* START DATA LISTING *

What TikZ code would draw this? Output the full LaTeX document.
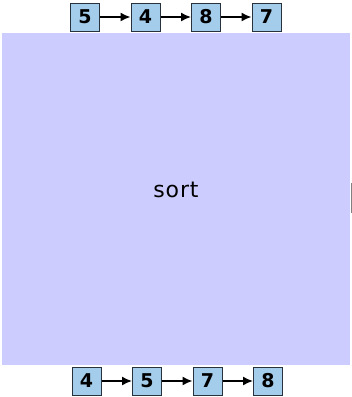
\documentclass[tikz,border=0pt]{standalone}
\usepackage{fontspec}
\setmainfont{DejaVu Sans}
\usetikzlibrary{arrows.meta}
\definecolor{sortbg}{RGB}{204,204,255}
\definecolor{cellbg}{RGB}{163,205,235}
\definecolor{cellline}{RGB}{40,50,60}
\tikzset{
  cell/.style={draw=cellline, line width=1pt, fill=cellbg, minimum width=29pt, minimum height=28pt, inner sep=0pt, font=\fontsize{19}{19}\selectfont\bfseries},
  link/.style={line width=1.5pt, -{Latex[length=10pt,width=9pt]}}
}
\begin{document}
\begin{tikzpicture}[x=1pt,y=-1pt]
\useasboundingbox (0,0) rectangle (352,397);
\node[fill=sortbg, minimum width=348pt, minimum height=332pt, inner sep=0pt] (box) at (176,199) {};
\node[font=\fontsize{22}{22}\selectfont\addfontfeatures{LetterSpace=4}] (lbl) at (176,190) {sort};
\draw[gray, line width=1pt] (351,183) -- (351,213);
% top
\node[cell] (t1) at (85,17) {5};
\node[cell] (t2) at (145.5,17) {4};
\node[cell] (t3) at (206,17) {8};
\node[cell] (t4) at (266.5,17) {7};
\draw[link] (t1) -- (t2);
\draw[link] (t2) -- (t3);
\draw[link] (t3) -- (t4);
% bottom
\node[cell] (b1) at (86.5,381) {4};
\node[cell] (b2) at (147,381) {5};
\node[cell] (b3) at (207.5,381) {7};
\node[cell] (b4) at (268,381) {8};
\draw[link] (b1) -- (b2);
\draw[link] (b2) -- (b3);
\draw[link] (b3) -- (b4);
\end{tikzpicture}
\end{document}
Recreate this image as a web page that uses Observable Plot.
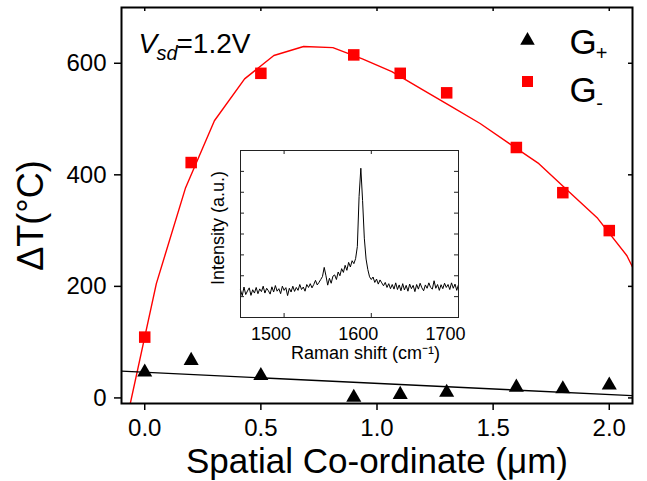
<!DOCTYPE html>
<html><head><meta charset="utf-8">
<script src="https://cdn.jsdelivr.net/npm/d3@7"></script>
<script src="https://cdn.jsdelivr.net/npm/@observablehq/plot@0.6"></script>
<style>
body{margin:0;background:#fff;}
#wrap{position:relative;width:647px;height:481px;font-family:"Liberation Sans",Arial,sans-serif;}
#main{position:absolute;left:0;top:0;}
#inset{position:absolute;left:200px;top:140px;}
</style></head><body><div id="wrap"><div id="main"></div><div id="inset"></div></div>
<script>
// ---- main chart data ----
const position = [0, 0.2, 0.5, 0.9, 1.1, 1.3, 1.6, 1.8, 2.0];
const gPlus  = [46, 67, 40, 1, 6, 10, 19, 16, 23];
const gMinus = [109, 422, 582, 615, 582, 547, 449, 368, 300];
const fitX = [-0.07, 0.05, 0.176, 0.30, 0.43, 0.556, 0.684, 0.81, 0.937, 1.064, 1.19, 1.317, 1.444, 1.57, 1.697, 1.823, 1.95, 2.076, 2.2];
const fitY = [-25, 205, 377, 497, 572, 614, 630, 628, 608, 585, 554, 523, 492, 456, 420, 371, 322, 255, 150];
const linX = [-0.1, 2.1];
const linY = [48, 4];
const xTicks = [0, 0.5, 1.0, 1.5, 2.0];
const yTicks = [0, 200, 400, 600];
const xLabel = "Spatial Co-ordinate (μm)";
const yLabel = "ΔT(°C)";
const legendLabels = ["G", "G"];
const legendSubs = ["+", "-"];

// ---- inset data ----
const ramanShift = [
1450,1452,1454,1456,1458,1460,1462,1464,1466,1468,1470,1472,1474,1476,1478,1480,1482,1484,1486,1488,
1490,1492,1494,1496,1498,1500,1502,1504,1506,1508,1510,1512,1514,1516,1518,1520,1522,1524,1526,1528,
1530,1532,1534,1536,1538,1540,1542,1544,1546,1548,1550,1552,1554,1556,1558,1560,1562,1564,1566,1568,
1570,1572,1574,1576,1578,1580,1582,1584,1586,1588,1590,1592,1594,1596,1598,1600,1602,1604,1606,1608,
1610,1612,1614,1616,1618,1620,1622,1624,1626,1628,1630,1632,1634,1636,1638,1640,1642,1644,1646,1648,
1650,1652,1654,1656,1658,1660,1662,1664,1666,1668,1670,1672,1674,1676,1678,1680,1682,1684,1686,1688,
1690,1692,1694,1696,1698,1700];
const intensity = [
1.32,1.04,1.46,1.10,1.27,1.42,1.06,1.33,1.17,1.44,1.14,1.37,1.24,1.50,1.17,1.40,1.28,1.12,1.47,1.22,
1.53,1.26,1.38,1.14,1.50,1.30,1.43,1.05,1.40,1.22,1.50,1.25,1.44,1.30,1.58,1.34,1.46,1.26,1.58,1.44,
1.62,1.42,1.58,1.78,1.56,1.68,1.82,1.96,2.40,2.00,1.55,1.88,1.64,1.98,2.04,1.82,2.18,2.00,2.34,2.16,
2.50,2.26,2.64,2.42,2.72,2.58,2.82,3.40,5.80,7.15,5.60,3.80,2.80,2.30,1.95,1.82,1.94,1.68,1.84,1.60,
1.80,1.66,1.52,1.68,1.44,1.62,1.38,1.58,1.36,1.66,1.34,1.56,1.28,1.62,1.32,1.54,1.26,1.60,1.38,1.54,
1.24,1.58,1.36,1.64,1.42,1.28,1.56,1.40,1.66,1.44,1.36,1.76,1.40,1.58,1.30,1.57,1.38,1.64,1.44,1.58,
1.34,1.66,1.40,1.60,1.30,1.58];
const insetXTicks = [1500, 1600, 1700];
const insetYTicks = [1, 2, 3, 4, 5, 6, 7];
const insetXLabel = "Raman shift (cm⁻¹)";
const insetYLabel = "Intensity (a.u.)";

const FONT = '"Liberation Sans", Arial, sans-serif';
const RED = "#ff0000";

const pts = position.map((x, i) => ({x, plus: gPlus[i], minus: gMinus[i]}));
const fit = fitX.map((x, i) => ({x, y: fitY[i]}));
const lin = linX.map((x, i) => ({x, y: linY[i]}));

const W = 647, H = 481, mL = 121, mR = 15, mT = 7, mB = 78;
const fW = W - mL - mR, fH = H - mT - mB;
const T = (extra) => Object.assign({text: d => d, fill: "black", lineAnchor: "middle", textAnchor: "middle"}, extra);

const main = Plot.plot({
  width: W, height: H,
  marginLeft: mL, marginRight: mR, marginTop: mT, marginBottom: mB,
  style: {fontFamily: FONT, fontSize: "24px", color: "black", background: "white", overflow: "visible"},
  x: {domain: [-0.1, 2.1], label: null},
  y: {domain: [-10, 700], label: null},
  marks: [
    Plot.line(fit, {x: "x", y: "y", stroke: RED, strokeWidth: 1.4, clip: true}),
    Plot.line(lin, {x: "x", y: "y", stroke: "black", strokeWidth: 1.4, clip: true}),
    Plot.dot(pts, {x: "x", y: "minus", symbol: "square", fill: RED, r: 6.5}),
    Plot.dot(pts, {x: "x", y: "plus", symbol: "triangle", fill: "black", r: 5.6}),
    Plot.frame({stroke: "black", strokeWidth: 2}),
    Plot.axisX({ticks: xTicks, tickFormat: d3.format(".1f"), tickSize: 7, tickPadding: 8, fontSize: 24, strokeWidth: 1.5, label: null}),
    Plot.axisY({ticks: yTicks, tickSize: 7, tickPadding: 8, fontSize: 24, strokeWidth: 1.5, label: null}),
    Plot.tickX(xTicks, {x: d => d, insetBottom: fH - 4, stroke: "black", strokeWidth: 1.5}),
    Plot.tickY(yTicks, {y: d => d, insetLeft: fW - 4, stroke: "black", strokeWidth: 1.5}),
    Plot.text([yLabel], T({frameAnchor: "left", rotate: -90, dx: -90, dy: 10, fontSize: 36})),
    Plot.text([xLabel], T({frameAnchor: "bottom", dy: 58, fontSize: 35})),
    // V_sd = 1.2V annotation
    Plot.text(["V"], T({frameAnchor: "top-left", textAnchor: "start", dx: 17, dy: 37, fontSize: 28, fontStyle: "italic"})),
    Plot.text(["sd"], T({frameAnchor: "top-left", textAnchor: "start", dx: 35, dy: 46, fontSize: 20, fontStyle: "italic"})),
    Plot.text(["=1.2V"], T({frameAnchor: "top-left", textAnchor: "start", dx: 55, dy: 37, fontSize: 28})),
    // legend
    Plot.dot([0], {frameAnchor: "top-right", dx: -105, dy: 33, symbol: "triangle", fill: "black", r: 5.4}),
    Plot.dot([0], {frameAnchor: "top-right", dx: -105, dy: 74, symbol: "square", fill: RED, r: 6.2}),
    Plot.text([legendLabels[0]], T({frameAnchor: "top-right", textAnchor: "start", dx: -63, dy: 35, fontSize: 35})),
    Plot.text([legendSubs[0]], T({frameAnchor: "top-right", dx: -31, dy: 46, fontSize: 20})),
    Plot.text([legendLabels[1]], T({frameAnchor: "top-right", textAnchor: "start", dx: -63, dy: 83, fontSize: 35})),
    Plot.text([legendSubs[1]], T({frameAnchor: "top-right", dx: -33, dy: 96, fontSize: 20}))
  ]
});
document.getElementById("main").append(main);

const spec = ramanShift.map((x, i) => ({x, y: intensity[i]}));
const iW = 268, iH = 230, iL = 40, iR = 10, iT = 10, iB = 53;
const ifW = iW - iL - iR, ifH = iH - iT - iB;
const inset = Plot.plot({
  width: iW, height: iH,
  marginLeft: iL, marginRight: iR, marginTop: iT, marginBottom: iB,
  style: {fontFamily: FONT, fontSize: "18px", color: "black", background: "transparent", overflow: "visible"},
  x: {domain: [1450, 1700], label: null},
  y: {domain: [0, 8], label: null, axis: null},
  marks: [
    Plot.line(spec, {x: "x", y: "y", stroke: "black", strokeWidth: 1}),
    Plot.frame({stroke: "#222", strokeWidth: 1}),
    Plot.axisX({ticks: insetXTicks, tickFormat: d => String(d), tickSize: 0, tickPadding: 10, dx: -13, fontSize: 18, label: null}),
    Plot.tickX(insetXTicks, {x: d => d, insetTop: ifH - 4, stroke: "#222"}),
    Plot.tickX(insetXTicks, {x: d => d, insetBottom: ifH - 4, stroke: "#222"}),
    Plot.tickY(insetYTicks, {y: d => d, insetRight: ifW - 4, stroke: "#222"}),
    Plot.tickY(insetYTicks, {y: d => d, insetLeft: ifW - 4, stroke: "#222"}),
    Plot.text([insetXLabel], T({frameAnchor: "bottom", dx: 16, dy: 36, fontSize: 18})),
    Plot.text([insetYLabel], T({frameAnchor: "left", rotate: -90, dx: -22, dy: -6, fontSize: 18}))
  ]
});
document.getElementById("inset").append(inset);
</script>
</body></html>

* END DATA LISTING *

▸ SHORT TASK: Go through the records and copy each line with "draw" in it.

▸ THE REPLY:
What TikZ code would draw this? Output the full LaTeX document.
  cell/.style={draw=cellline, line width=1pt, fill=cellbg, minimum width=29pt, minimum height=28pt, inner sep=0pt, font=\fontsize{19}{19}\selectfont\bfseries},
\draw[gray, line width=1pt] (351,183) -- (351,213);
\draw[link] (t1) -- (t2);
\draw[link] (t2) -- (t3);
\draw[link] (t3) -- (t4);
\draw[link] (b1) -- (b2);
\draw[link] (b2) -- (b3);
\draw[link] (b3) -- (b4);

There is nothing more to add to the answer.